⟨
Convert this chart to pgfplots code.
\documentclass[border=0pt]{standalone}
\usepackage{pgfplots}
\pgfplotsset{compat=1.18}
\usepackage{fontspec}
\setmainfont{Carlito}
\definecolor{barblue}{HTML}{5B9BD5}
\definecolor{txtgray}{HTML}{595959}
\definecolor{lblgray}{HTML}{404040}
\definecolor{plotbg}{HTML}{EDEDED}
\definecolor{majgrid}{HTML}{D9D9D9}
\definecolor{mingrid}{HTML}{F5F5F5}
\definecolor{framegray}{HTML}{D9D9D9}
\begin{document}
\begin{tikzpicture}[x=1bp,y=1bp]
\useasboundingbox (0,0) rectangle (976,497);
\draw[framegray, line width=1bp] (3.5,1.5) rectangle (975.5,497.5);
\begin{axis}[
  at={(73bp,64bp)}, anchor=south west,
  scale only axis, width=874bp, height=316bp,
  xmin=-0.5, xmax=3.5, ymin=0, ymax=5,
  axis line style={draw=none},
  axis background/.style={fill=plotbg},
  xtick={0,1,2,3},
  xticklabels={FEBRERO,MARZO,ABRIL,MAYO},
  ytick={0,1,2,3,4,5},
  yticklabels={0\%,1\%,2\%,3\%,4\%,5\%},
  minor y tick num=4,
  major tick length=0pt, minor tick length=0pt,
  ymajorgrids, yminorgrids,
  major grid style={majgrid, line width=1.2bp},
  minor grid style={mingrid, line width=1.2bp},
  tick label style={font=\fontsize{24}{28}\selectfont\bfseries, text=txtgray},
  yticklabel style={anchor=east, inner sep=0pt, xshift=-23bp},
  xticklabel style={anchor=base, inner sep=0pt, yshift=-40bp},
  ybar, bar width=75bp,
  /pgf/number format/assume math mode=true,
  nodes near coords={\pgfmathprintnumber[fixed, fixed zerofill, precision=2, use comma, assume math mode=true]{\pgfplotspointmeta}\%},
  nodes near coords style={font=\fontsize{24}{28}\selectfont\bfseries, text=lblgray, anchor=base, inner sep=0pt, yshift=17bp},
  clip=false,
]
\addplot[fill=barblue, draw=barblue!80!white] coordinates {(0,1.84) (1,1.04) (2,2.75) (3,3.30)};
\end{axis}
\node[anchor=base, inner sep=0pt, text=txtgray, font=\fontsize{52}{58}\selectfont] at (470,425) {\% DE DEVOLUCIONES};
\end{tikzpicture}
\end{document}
⟩
⟨
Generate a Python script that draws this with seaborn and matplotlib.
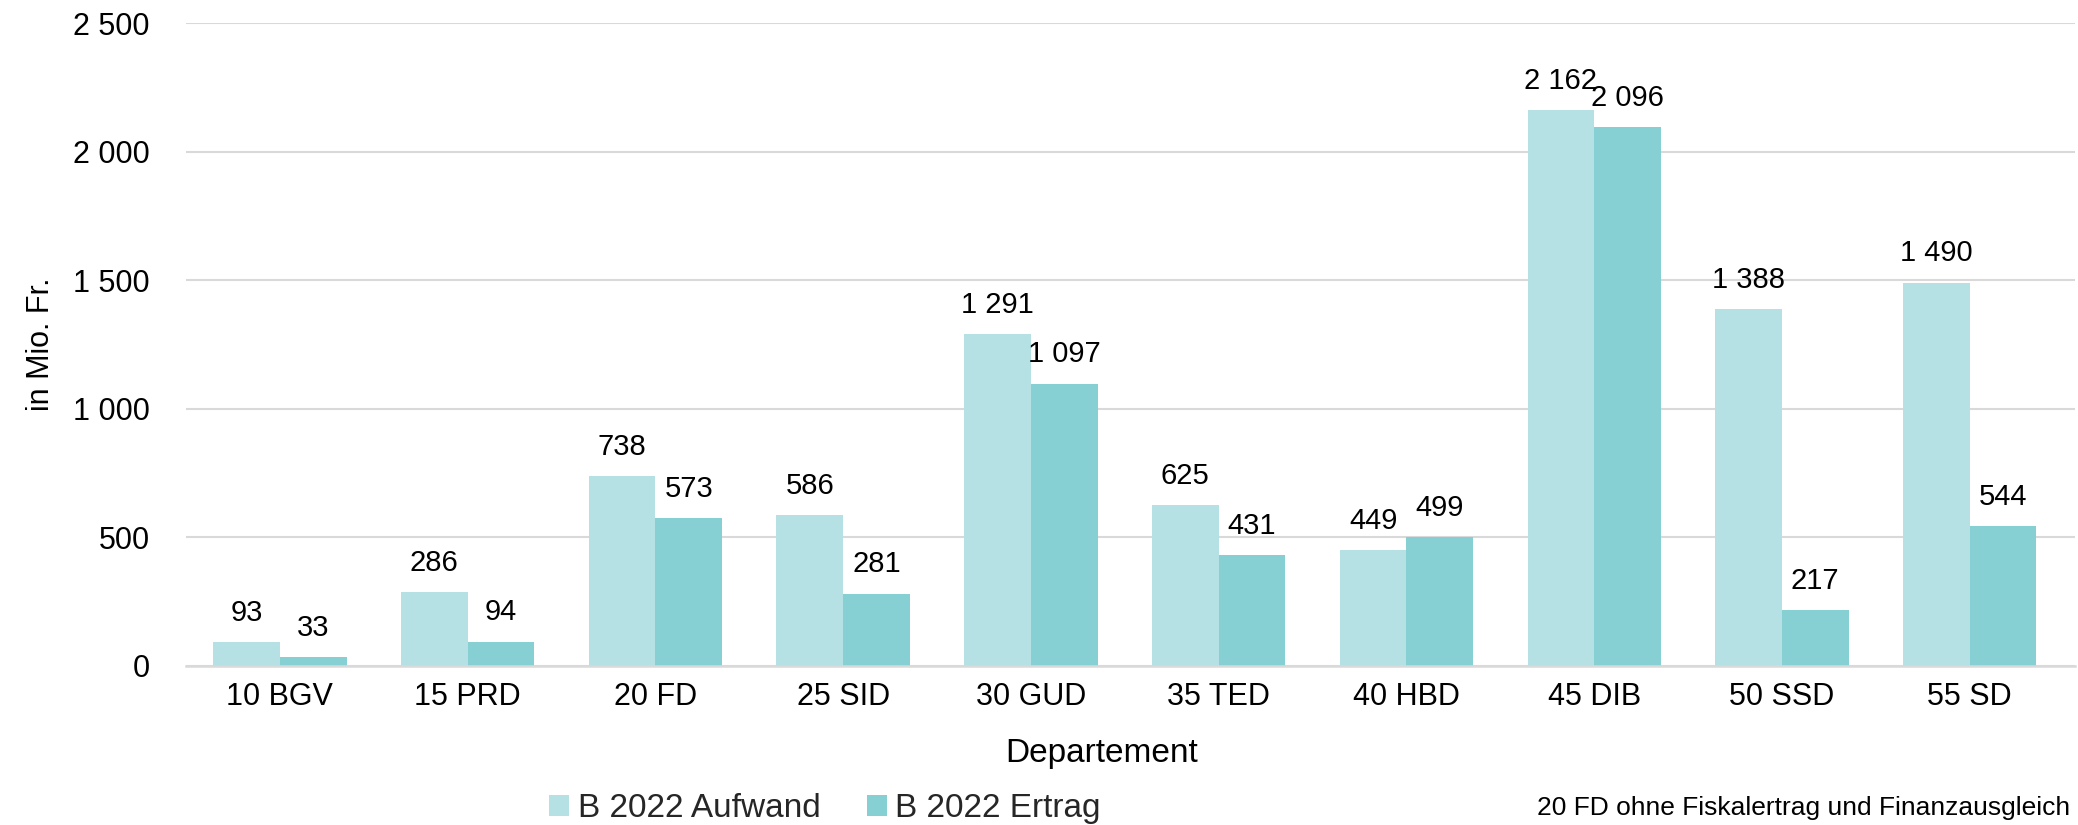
⟩
⟨
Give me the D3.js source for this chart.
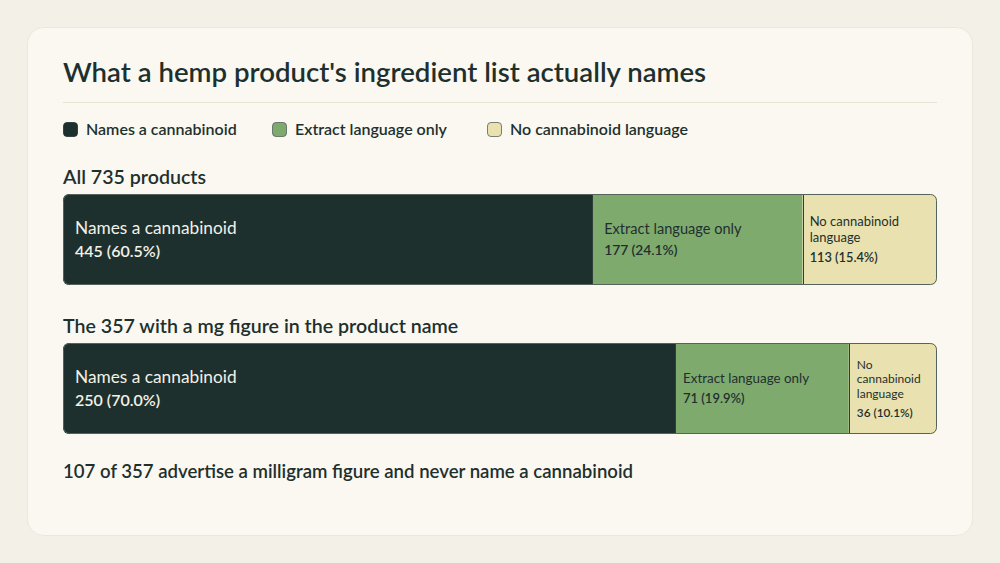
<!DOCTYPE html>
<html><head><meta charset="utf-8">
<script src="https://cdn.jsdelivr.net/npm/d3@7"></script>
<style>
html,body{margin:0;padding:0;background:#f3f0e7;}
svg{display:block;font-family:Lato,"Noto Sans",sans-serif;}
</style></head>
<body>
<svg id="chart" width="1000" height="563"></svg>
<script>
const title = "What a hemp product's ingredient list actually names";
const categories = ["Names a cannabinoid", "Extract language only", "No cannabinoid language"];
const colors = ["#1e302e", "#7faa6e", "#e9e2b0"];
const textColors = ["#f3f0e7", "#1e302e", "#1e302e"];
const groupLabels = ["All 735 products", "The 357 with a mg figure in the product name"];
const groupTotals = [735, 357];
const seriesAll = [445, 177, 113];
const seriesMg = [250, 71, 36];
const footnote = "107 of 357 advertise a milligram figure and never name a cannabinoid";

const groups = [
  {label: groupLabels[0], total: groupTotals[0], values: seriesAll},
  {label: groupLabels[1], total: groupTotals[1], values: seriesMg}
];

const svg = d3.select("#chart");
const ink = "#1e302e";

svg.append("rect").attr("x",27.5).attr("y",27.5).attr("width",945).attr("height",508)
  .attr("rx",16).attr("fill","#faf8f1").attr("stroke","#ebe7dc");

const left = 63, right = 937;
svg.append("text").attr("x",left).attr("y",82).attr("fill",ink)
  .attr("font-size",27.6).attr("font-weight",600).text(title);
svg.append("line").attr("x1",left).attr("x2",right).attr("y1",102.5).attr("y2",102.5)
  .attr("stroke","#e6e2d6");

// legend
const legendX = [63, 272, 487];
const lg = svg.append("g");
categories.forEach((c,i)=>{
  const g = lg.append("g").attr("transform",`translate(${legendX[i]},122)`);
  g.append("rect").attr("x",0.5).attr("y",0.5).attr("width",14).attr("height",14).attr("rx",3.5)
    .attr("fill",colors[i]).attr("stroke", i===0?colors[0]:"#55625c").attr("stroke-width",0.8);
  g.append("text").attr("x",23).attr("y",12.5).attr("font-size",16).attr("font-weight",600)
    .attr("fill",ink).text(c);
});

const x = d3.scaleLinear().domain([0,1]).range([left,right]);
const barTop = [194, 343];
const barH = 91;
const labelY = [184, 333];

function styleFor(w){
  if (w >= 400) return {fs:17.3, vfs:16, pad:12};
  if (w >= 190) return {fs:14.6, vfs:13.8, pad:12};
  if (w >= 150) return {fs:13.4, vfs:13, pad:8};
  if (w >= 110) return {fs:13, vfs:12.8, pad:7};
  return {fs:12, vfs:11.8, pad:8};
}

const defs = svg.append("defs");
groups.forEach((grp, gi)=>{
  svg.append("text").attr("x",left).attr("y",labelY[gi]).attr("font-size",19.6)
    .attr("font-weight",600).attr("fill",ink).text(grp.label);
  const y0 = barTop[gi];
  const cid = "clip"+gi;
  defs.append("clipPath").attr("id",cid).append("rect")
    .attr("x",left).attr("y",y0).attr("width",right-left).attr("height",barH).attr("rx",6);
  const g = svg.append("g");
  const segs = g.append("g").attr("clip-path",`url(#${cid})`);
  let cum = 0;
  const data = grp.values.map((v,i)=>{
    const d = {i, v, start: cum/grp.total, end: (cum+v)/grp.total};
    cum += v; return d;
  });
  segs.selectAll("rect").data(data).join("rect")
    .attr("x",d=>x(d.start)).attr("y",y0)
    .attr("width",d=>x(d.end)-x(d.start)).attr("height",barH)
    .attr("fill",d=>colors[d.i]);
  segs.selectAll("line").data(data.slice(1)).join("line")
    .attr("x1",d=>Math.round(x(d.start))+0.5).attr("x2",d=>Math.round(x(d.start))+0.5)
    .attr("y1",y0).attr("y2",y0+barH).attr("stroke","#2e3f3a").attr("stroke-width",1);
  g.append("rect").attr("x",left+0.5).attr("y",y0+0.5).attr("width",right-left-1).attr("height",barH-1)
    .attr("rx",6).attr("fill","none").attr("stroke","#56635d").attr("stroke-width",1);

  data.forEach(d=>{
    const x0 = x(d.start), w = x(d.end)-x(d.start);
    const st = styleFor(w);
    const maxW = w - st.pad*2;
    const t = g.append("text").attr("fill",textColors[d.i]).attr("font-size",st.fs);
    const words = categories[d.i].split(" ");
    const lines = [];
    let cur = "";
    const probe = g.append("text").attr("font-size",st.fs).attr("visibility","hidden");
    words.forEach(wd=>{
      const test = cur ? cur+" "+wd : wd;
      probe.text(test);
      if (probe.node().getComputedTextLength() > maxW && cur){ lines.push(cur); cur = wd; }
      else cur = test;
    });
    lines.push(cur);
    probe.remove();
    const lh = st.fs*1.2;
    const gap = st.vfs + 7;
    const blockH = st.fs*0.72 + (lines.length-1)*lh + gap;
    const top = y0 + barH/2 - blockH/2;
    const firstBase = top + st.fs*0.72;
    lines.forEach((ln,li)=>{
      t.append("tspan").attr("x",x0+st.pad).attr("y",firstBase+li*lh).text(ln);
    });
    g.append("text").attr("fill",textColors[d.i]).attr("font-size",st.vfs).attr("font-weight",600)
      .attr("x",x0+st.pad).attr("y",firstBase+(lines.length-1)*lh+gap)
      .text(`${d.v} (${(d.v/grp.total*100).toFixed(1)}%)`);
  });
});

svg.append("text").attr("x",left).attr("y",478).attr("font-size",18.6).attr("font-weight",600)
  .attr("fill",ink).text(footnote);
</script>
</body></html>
⟩
» TASK: Retype the lines above exactly as they appear, from the line containing "Give me the D3.js source for this chart." through the line containing "of 357 advertise", and leave out any pictures.

» RESULT:
Give me the D3.js source for this chart.
<!DOCTYPE html>
<html><head><meta charset="utf-8">
<script src="https://cdn.jsdelivr.net/npm/d3@7"></script>
<style>
html,body{margin:0;padding:0;background:#f3f0e7;}
svg{display:block;font-family:Lato,"Noto Sans",sans-serif;}
</style></head>
<body>
<svg id="chart" width="1000" height="563"></svg>
<script>
const title = "What a hemp product's ingredient list actually names";
const categories = ["Names a cannabinoid", "Extract language only", "No cannabinoid language"];
const colors = ["#1e302e", "#7faa6e", "#e9e2b0"];
const textColors = ["#f3f0e7", "#1e302e", "#1e302e"];
const groupLabels = ["All 735 products", "The 357 with a mg figure in the product name"];
const groupTotals = [735, 357];
const seriesAll = [445, 177, 113];
const seriesMg = [250, 71, 36];
const footnote = "107 of 357 advertise a milligram figure and never name a cannabinoid";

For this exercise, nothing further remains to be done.